PROBLEM DESCRIPTION: Leave out the images and repeat the listing below without a single change.
+ + + +
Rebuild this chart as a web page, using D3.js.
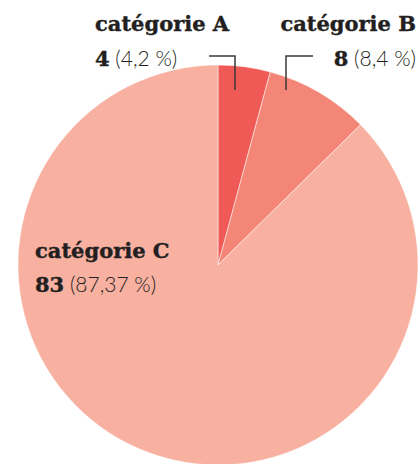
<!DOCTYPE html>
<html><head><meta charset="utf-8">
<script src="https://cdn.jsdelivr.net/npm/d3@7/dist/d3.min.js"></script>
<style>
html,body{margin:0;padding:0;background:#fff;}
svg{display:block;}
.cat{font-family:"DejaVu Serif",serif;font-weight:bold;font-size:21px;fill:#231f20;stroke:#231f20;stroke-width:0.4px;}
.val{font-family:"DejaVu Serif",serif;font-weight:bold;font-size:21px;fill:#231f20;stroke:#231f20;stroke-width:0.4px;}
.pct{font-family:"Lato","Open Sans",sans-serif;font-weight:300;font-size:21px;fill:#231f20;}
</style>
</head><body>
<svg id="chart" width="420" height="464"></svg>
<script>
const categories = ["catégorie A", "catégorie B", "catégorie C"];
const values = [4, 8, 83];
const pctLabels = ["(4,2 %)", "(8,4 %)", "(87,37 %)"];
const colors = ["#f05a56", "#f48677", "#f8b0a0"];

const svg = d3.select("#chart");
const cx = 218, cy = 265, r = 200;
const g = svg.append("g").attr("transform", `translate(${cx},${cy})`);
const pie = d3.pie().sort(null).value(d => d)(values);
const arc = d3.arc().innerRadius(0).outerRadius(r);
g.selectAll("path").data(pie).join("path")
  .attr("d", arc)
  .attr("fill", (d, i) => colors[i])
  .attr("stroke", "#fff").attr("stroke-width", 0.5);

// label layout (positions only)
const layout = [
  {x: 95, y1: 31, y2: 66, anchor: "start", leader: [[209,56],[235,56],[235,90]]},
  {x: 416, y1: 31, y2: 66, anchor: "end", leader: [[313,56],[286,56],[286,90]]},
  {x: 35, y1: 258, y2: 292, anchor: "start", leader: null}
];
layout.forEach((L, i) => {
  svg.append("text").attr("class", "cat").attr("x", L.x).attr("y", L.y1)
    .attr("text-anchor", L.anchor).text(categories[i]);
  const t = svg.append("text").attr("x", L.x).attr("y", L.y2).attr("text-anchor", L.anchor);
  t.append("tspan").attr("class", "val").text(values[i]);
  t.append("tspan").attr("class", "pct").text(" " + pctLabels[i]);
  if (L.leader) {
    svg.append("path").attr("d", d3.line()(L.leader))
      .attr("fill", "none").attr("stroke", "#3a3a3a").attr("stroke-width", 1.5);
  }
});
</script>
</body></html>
+ + + +
OUTPUT:
Rebuild this chart as a web page, using D3.js.
<!DOCTYPE html>
<html><head><meta charset="utf-8">
<script src="https://cdn.jsdelivr.net/npm/d3@7/dist/d3.min.js"></script>
<style>
html,body{margin:0;padding:0;background:#fff;}
svg{display:block;}
.cat{font-family:"DejaVu Serif",serif;font-weight:bold;font-size:21px;fill:#231f20;stroke:#231f20;stroke-width:0.4px;}
.val{font-family:"DejaVu Serif",serif;font-weight:bold;font-size:21px;fill:#231f20;stroke:#231f20;stroke-width:0.4px;}
.pct{font-family:"Lato","Open Sans",sans-serif;font-weight:300;font-size:21px;fill:#231f20;}
</style>
</head><body>
<svg id="chart" width="420" height="464"></svg>
<script>
const categories = ["catégorie A", "catégorie B", "catégorie C"];
const values = [4, 8, 83];
const pctLabels = ["(4,2 %)", "(8,4 %)", "(87,37 %)"];
const colors = ["#f05a56", "#f48677", "#f8b0a0"];

const svg = d3.select("#chart");
const cx = 218, cy = 265, r = 200;
const g = svg.append("g").attr("transform", `translate(${cx},${cy})`);
const pie = d3.pie().sort(null).value(d => d)(values);
const arc = d3.arc().innerRadius(0).outerRadius(r);
g.selectAll("path").data(pie).join("path")
  .attr("d", arc)
  .attr("fill", (d, i) => colors[i])
  .attr("stroke", "#fff").attr("stroke-width", 0.5);

// label layout (positions only)
const layout = [
  {x: 95, y1: 31, y2: 66, anchor: "start", leader: [[209,56],[235,56],[235,90]]},
  {x: 416, y1: 31, y2: 66, anchor: "end", leader: [[313,56],[286,56],[286,90]]},
  {x: 35, y1: 258, y2: 292, anchor: "start", leader: null}
];
layout.forEach((L, i) => {
  svg.append("text").attr("class", "cat").attr("x", L.x).attr("y", L.y1)
    .attr("text-anchor", L.anchor).text(categories[i]);
  const t = svg.append("text").attr("x", L.x).attr("y", L.y2).attr("text-anchor", L.anchor);
  t.append("tspan").attr("class", "val").text(values[i]);
  t.append("tspan").attr("class", "pct").text(" " + pctLabels[i]);
  if (L.leader) {
    svg.append("path").attr("d", d3.line()(L.leader))
      .attr("fill", "none").attr("stroke", "#3a3a3a").attr("stroke-width", 1.5);
  }
});
</script>
</body></html>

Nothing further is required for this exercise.